A few days ago, I woke up at 4am. I must have dreamed about my mother because before I even knew what I was doing I’d reached out, grabbed my phone, opened Google and typed in “breast cancer.”
I’ve been doing that a lot lately. Exercising my “Web MD” to gain insights into how my mother’s disease may progress. Key word to note here is may. As my middle school guidance counselor Miss Wahl would have said—I’m putting the cart before the horse.
Mom’s been in treatment for over three years now, but thanks to newer medications such as Faslodex and Ibrance her cancer has barely progressed over that time. But what will happen if and when the medications stop working? I can’t stop myself from returning to the Internet over and over to try to gain insight.
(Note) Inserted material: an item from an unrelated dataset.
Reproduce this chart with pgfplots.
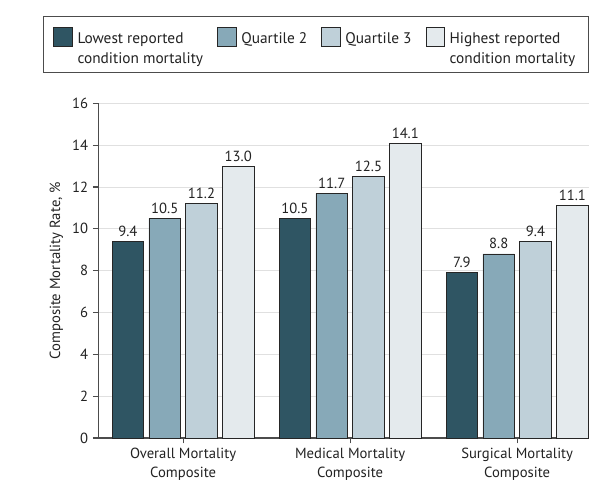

“Hey Google,” I ask—What will Mom’s symptoms be? How will it impact her life? What are the potential treatments? What are those treatments’ side effects? How quickly will these things happen?
Part of me finds my behavior rational. I’m preparing. Another part can’t help notice the similarity of my current behavior to when we’d whip out the Magic 8-Ball at 5th grade slumber parties to ask about our imaginary boyfriends. Even Mom’s doctor, who I like quite a bit, has no idea what is going to happen. All she can do is share statistics and percentages. Only time will tell which end of the curve my mother will fall into.
So why do I continue to return to the Internet when I know that the information is speculative at best?
When they found a lump in my breast last year, the only thing the technician would tell me was, “It’s probably fine but we’ll need to have you back for a biopsy to make sure.” That wasn’t enough to satisfy a why person like me. So I memorized what I saw on the sonogram, rushed home, and scoured the internet for a similar sonogram image. After an hour of research, I concluded that my lump was likely a cyst but because of its atypical shape (taller than wide), they were going to biopsy it to be sure.
This more detailed explanation comforted me by satisfying my need for a more detailed explanation. (Much the same way some people find comfort in religion.) And ultimately, my web self-diagnosis turned out to be correct—which has reinforced my behavior with a false sense of confidence.
So I Google on, knowing I’m being a bit nutty, hoping to stumble onto some little bit of information that will help me make sense of my mother’s senseless illness. Why people like me need lots of information—and the Internet is a bottomless pit that indulges our need.
I will continue to exercise my Web MD—even if I am using it as a digital version of the Magic 8-Ball. If it gives me comfort, does it really matter?